Do you see yourself in your students?

Yes and no. Many of them come from the same type of background I came from—not one of privilege. The difference is that I was not academically inclined. The students we serve are gifted and talented. After finally making it back to college, I was very determined to overcome a lot of learning deficits and become an intellect.

Why is mastering the art of debate such a powerful vehicle for students?

Debate is the great equalizer. It teaches the two most fundamental and transferrable academic and social skills that any successful and effective person needs: critical thinking and communication. It’s impossible to lead without the ability to persuade. It’s impossible to persuade without the ability to reason. And it’s impossible to reason without the ability to debate.

Who do you believe is a Rising Star?

One of my students, Osazi Al Khaliq. He was part of our inaugural debate class who went to Harvard and won the tournament and will be attending Harvard on a full scholarship.
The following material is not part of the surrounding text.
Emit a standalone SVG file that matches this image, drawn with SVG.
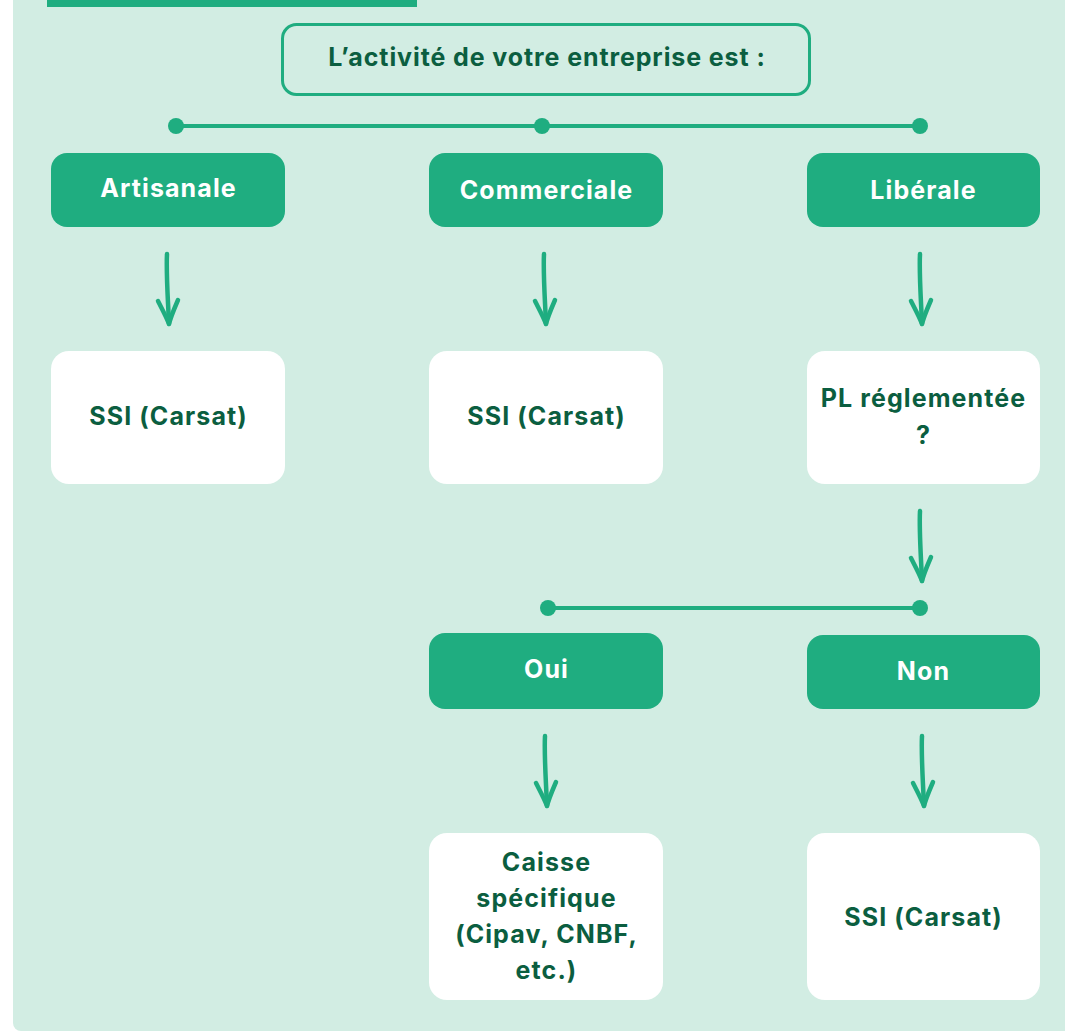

This young man is so passionate about giving back. He came to me with the idea of offering free public speaking and civic engagement workshops for middle and high schools students throughout metro Atlanta. I’ve had the benefit of watching him rise and already, he’s doing great things.

WHERE DO YOU SEE YOURSELF IN FIVE YEARS?

I hope to already have scaled the Harvard Diversity Project to other cities throughout the country.